DIRECTIVE - Copy all of the material word for word, except for the pictures.

DATA SECTION -
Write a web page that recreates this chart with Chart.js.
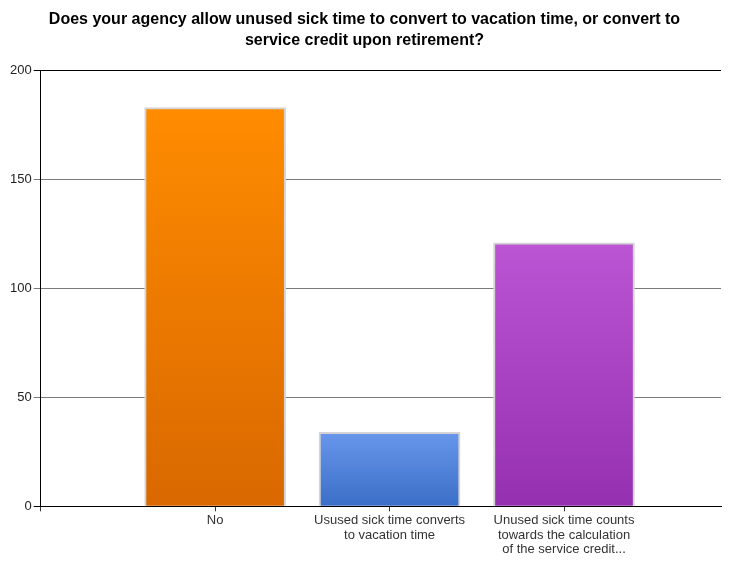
<!DOCTYPE html>
<html>
<head>
<meta charset="utf-8">
<script src="https://cdn.jsdelivr.net/npm/chart.js@4/dist/chart.umd.min.js"></script>
<style>
  body { margin: 0; background: #fff; }
  #wrap { width: 733px; height: 561px; position: relative; }
</style>
</head>
<body>
<div id="wrap"><canvas id="myChart"></canvas></div>
<script>
const answers = [
    'No',
    ['Usused sick time converts', 'to vacation time'],
    ['Unused sick time counts', 'towards the calculation', 'of the service credit...']
];
const responses = [183, 34, 121];
const yTicks = [0, 50, 100, 150, 200];

// top / bottom colour of each bar's gradient
const topColors = ['#ff8c00', '#6897ec', '#bb55d4'];
const bottomColors = ['#d96800', '#3b6ec6', '#9530b0'];

const points = responses.map((v, i) => ({ x: i + 1, y: v }));

function barFill(context) {
    const chart = context.chart;
    const i = context.dataIndex;
    if (!chart.chartArea || i === undefined) return topColors[i || 0];
    const yScale = chart.scales.y;
    const top = yScale.getPixelForValue(responses[i]);
    const bottom = yScale.getPixelForValue(0);
    const g = chart.ctx.createLinearGradient(0, top, 0, bottom);
    g.addColorStop(0, topColors[i]);
    g.addColorStop(1, bottomColors[i]);
    return g;
}

var ctx = document.getElementById('myChart').getContext('2d');
var myChart = new Chart(ctx, { //eslint-disable-line
    type: 'bar',
    data: {
        datasets: [
            {
                data: points,
                backgroundColor: barFill,
                borderColor: '#d4d4d4',
                borderWidth: { top: 2, left: 2, right: 2, bottom: 0 },
                borderSkipped: 'bottom',
                barThickness: 141
            }
        ]
    },
    options: {
        responsive: true,
        maintainAspectRatio: false,
        animation: false,
        layout: { padding: { top: 0, right: 12, left: 8, bottom: 2 } },
        plugins: {
            legend: { display: false },
            tooltip: { enabled: false },
            title: {
                display: true,
                text: [
                    'Does your agency allow unused sick time to convert to vacation time, or convert to',
                    'service credit upon retirement?'
                ],
                color: '#000',
                font: { family: 'Liberation Sans', size: 16, weight: 'bold', lineHeight: 1.3 },
                padding: { top: 9, bottom: 20 }
            }
        },
        scales: {
            x: {
                type: 'linear',
                min: 0,
                max: 3.9,
                offset: false,
                border: { color: '#000', width: 1 },
                grid: {
                    offset: false,
                    drawOnChartArea: false,
                    drawTicks: true,
                    tickLength: 5,
                    color: '#333'
                },
                ticks: {
                    stepSize: 1,
                    includeBounds: false,
                    autoSkip: false,
                    maxRotation: 0,
                    padding: 2,
                    color: '#333',
                    font: { family: 'Liberation Sans', size: 13, lineHeight: 1.12 },
                    callback: (value) => answers[value - 1] || ''
                }
            },
            y: {
                min: 0,
                max: 200,
                border: { color: '#000', width: 1 },
                afterBuildTicks: (axis) => { axis.ticks = yTicks.map(v => ({ value: v })); },
                grid: {
                    color: (c) => (c.tick && (c.tick.value === 200 || c.tick.value === 0)) ? '#000' : '#7a7a7a',
                    tickLength: 7
                },
                ticks: {
                    padding: 2,
                    color: '#222',
                    font: { family: 'Liberation Sans', size: 13 }
                }
            }
        }
    }
});
</script>
</body>
</html>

SOLVED EXERCISE -
Write a web page that recreates this chart with Chart.js.
<!DOCTYPE html>
<html>
<head>
<meta charset="utf-8">
<script src="https://cdn.jsdelivr.net/npm/chart.js@4/dist/chart.umd.min.js"></script>
<style>
  body { margin: 0; background: #fff; }
  #wrap { width: 733px; height: 561px; position: relative; }
</style>
</head>
<body>
<div id="wrap"><canvas id="myChart"></canvas></div>
<script>
const answers = [
    'No',
    ['Usused sick time converts', 'to vacation time'],
    ['Unused sick time counts', 'towards the calculation', 'of the service credit...']
];
const responses = [183, 34, 121];
const yTicks = [0, 50, 100, 150, 200];

// top / bottom colour of each bar's gradient
const topColors = ['#ff8c00', '#6897ec', '#bb55d4'];
const bottomColors = ['#d96800', '#3b6ec6', '#9530b0'];

const points = responses.map((v, i) => ({ x: i + 1, y: v }));

function barFill(context) {
    const chart = context.chart;
    const i = context.dataIndex;
    if (!chart.chartArea || i === undefined) return topColors[i || 0];
    const yScale = chart.scales.y;
    const top = yScale.getPixelForValue(responses[i]);
    const bottom = yScale.getPixelForValue(0);
    const g = chart.ctx.createLinearGradient(0, top, 0, bottom);
    g.addColorStop(0, topColors[i]);
    g.addColorStop(1, bottomColors[i]);
    return g;
}

var ctx = document.getElementById('myChart').getContext('2d');
var myChart = new Chart(ctx, { //eslint-disable-line
    type: 'bar',
    data: {
        datasets: [
            {
                data: points,
                backgroundColor: barFill,
                borderColor: '#d4d4d4',
                borderWidth: { top: 2, left: 2, right: 2, bottom: 0 },
                borderSkipped: 'bottom',
                barThickness: 141
            }
        ]
    },
    options: {
        responsive: true,
        maintainAspectRatio: false,
        animation: false,
        layout: { padding: { top: 0, right: 12, left: 8, bottom: 2 } },
        plugins: {
            legend: { display: false },
            tooltip: { enabled: false },
            title: {
                display: true,
                text: [
                    'Does your agency allow unused sick time to convert to vacation time, or convert to',
                    'service credit upon retirement?'
                ],
                color: '#000',
                font: { family: 'Liberation Sans', size: 16, weight: 'bold', lineHeight: 1.3 },
                padding: { top: 9, bottom: 20 }
            }
        },
        scales: {
            x: {
                type: 'linear',
                min: 0,
                max: 3.9,
                offset: false,
                border: { color: '#000', width: 1 },
                grid: {
                    offset: false,
                    drawOnChartArea: false,
                    drawTicks: true,
                    tickLength: 5,
                    color: '#333'
                },
                ticks: {
                    stepSize: 1,
                    includeBounds: false,
                    autoSkip: false,
                    maxRotation: 0,
                    padding: 2,
                    color: '#333',
                    font: { family: 'Liberation Sans', size: 13, lineHeight: 1.12 },
                    callback: (value) => answers[value - 1] || ''
                }
            },
            y: {
                min: 0,
                max: 200,
                border: { color: '#000', width: 1 },
                afterBuildTicks: (axis) => { axis.ticks = yTicks.map(v => ({ value: v })); },
                grid: {
                    color: (c) => (c.tick && (c.tick.value === 200 || c.tick.value === 0)) ? '#000' : '#7a7a7a',
                    tickLength: 7
                },
                ticks: {
                    padding: 2,
                    color: '#222',
                    font: { family: 'Liberation Sans', size: 13 }
                }
            }
        }
    }
});
</script>
</body>
</html>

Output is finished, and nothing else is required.